**What you should do**
Exactly reproduce the lines that run from the one containing "Write a LaTeX" through the one containing "(hUF) at (894,22)", ends included, with no pictures.

**Records supplied**
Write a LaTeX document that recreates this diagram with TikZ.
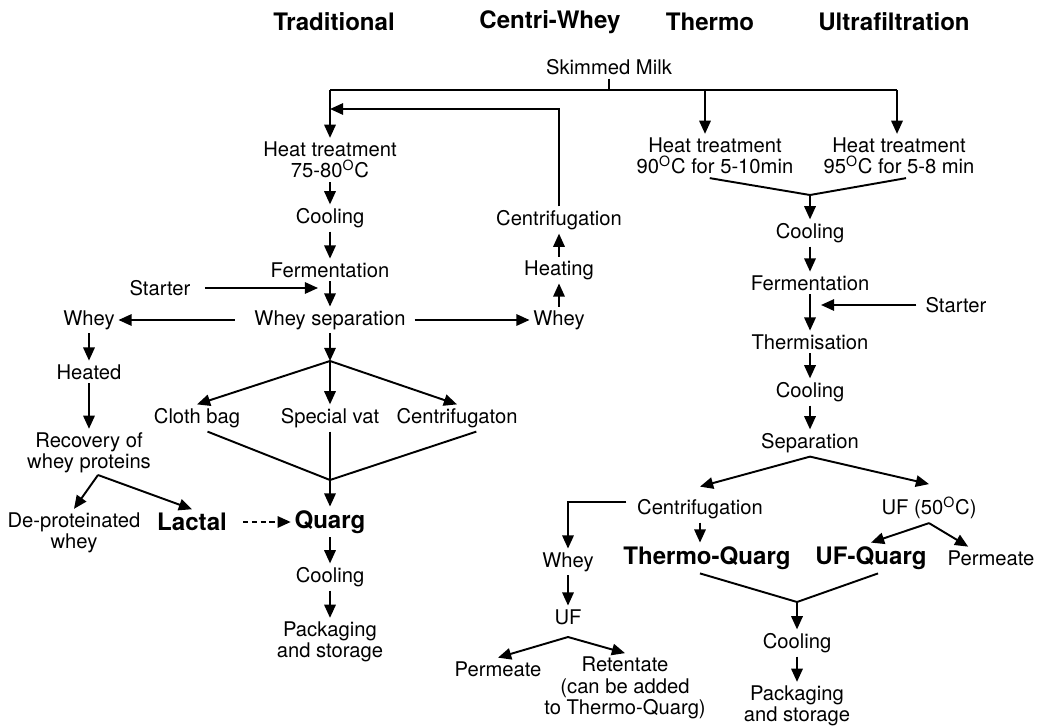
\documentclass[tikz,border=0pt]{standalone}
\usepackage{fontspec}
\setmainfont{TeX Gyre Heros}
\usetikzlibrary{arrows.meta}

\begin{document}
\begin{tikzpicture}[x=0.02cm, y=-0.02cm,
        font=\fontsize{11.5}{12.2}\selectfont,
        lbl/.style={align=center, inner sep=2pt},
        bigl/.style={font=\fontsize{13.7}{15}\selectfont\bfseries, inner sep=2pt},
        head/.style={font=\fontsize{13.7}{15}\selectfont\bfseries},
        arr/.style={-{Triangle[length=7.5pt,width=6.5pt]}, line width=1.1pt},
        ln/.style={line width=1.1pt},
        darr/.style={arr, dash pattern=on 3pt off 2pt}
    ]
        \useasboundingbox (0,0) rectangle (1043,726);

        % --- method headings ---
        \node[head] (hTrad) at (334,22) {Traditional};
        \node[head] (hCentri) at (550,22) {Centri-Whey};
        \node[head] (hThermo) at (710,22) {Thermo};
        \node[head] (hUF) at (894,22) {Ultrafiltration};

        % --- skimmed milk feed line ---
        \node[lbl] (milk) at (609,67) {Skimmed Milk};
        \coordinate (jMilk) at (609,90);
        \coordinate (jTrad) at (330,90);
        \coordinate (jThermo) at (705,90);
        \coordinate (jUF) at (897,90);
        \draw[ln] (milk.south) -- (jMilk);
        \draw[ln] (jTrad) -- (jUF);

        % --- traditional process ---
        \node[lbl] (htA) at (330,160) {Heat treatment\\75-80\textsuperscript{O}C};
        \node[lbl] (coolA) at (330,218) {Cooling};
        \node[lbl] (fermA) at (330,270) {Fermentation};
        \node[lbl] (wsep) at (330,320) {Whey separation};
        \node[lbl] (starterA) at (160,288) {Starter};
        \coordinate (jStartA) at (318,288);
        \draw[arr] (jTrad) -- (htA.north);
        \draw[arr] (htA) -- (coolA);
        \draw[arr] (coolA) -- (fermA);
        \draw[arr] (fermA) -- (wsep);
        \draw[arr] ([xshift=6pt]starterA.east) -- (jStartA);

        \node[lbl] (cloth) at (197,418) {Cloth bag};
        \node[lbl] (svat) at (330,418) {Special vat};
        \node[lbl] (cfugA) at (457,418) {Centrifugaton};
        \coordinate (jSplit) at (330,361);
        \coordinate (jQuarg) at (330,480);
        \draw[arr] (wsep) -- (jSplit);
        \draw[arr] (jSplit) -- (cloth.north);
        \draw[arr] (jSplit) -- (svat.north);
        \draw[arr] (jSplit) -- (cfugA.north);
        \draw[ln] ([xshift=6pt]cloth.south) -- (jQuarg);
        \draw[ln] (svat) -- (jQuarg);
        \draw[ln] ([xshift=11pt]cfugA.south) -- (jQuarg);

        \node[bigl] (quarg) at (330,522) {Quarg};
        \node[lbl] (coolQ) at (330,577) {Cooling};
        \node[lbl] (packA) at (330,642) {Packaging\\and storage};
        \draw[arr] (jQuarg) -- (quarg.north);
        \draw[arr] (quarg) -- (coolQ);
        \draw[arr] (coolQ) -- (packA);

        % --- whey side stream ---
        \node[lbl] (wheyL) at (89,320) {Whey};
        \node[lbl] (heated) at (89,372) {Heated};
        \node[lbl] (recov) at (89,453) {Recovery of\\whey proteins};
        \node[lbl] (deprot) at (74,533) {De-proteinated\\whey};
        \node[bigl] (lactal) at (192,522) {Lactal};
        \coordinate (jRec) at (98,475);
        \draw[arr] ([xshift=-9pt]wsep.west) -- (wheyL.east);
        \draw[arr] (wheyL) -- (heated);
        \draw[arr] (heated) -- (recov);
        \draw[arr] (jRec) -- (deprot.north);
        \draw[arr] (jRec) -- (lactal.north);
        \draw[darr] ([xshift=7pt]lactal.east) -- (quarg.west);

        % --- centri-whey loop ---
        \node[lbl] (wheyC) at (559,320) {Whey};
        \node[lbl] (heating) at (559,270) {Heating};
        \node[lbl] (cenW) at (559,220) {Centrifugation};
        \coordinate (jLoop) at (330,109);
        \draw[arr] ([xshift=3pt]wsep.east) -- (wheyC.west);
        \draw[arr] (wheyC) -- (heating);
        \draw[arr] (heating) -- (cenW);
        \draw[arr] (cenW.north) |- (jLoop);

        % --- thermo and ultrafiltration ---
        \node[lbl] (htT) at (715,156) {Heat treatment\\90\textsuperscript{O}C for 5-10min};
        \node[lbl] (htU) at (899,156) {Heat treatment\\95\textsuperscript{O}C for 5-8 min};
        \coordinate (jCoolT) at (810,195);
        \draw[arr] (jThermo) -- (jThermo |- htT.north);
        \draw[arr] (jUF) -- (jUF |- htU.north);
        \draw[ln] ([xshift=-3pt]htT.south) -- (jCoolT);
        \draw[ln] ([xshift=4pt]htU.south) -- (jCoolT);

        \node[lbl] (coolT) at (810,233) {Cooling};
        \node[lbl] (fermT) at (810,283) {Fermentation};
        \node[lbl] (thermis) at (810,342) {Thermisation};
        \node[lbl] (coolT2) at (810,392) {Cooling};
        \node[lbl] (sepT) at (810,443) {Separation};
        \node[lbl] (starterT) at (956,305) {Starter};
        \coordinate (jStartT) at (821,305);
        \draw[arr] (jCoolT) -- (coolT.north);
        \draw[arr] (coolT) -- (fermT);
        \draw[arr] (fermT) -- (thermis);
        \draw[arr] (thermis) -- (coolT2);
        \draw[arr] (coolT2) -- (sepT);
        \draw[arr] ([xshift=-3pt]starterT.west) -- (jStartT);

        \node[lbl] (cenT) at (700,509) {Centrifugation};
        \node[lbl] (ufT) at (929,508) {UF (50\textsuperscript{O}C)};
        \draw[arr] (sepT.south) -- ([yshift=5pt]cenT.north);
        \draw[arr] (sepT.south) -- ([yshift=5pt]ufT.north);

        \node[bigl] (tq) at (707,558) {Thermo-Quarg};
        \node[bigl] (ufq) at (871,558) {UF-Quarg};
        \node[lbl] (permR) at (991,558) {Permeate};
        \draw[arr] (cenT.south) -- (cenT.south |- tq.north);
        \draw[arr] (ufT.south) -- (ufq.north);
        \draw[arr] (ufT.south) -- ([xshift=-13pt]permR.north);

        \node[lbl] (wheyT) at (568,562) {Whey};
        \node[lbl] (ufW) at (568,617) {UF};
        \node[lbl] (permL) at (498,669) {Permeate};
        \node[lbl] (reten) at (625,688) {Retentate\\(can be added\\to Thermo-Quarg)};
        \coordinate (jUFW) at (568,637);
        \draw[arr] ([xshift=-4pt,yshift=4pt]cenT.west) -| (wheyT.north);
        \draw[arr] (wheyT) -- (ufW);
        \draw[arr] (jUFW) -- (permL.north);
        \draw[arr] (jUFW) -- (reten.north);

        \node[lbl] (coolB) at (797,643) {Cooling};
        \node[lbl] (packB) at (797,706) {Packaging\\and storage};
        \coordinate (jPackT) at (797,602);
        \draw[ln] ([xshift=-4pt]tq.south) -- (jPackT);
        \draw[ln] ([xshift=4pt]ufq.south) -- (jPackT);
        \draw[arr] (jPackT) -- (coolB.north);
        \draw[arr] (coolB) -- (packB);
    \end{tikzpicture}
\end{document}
---
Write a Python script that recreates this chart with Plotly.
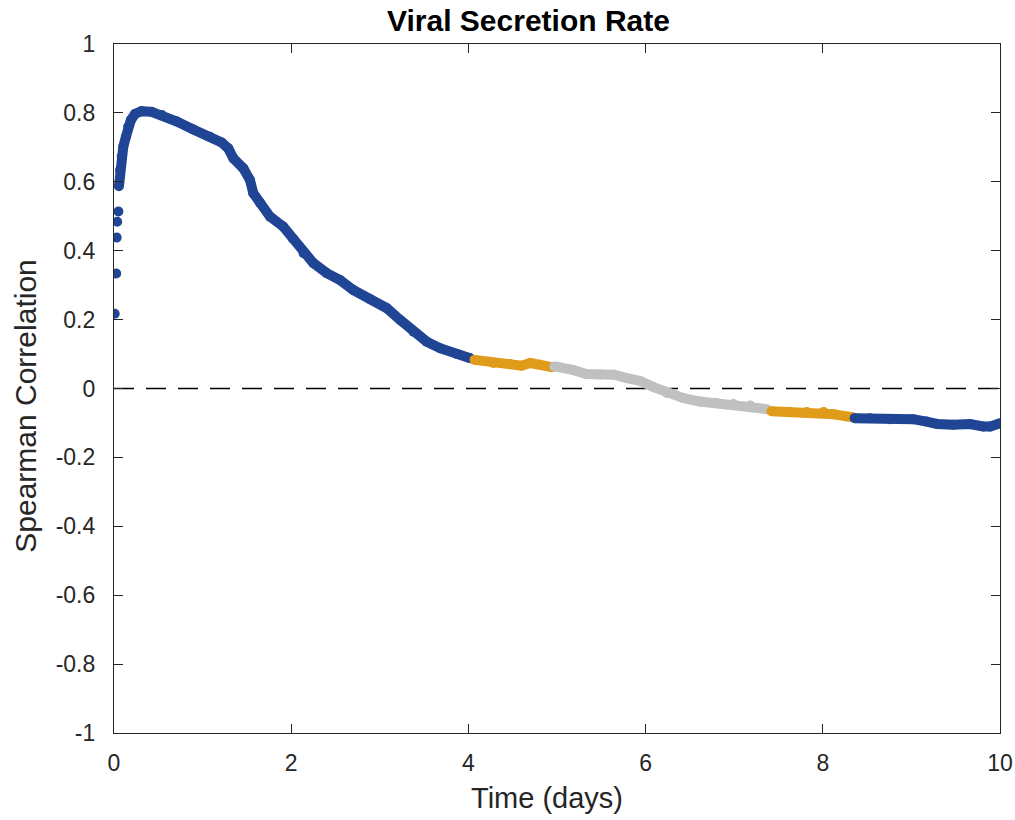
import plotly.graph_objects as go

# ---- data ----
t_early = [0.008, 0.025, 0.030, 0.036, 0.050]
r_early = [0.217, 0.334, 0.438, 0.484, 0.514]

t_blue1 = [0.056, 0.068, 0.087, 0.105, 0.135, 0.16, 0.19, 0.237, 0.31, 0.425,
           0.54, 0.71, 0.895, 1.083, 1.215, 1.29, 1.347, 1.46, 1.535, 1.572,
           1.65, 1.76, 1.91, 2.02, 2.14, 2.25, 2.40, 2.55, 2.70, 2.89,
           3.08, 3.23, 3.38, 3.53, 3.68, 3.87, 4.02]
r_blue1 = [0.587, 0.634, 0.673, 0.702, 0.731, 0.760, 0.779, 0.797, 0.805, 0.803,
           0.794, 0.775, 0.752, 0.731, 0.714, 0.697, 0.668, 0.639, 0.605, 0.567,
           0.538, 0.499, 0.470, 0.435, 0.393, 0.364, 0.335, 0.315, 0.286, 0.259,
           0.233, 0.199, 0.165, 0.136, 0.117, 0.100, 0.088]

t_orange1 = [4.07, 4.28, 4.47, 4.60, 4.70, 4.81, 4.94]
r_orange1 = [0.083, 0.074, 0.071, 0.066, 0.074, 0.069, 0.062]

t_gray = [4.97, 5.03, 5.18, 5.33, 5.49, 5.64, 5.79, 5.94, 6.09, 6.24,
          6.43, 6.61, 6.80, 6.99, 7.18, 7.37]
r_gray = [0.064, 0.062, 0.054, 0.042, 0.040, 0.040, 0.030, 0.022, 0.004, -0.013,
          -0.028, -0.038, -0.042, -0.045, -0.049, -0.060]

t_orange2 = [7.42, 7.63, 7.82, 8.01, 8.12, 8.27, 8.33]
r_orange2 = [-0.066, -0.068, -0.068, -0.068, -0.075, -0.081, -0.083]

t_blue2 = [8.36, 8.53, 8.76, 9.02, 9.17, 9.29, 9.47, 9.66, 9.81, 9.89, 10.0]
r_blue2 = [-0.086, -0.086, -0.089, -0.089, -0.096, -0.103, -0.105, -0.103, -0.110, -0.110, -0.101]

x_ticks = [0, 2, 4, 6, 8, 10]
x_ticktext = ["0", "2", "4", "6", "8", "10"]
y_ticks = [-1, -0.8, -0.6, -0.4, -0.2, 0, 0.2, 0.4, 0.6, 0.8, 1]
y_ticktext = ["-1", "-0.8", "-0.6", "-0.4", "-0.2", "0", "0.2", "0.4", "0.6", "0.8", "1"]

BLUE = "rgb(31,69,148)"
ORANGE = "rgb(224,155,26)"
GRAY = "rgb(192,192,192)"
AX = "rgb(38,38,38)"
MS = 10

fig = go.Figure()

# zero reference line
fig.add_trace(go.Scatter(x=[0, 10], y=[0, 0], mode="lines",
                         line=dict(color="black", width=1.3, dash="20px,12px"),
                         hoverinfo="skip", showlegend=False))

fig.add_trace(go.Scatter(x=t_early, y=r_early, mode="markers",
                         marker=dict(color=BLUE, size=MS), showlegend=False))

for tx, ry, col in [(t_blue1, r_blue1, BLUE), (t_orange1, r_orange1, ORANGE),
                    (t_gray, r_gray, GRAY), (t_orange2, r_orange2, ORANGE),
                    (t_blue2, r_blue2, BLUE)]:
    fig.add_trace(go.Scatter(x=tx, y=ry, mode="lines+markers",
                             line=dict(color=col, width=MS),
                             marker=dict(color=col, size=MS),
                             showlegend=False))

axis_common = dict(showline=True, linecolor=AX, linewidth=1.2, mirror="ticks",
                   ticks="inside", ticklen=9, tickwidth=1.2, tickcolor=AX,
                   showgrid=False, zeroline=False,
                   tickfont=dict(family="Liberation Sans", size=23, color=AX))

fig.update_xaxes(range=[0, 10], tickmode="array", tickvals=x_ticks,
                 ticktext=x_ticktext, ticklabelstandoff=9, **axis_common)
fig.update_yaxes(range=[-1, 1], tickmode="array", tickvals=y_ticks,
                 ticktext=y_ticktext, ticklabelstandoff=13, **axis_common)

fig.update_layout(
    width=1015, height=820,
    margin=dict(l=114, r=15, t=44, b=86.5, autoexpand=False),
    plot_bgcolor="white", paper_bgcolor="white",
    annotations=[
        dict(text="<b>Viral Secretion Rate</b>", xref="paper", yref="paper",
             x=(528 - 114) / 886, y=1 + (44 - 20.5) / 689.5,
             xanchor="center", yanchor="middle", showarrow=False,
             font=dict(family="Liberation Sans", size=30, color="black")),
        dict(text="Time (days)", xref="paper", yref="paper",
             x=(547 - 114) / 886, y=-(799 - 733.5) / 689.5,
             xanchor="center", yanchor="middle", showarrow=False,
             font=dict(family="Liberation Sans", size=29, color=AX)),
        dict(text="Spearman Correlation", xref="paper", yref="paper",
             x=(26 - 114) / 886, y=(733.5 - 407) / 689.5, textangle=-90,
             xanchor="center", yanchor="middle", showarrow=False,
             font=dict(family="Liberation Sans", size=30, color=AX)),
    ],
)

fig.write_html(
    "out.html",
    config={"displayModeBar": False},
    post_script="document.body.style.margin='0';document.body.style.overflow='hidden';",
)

**Answer to the task**
Write a LaTeX document that recreates this diagram with TikZ.
\documentclass[tikz,border=0pt]{standalone}
\usepackage{fontspec}
\setmainfont{TeX Gyre Heros}
\usetikzlibrary{arrows.meta}

\begin{document}
\begin{tikzpicture}[x=0.02cm, y=-0.02cm,
        font=\fontsize{11.5}{12.2}\selectfont,
        lbl/.style={align=center, inner sep=2pt},
        bigl/.style={font=\fontsize{13.7}{15}\selectfont\bfseries, inner sep=2pt},
        head/.style={font=\fontsize{13.7}{15}\selectfont\bfseries},
        arr/.style={-{Triangle[length=7.5pt,width=6.5pt]}, line width=1.1pt},
        ln/.style={line width=1.1pt},
        darr/.style={arr, dash pattern=on 3pt off 2pt}
    ]
        \useasboundingbox (0,0) rectangle (1043,726);

        % --- method headings ---
        \node[head] (hTrad) at (334,22) {Traditional};
        \node[head] (hCentri) at (550,22) {Centri-Whey};
        \node[head] (hThermo) at (710,22) {Thermo};
        \node[head] (hUF) at (894,22) {Ultrafiltration};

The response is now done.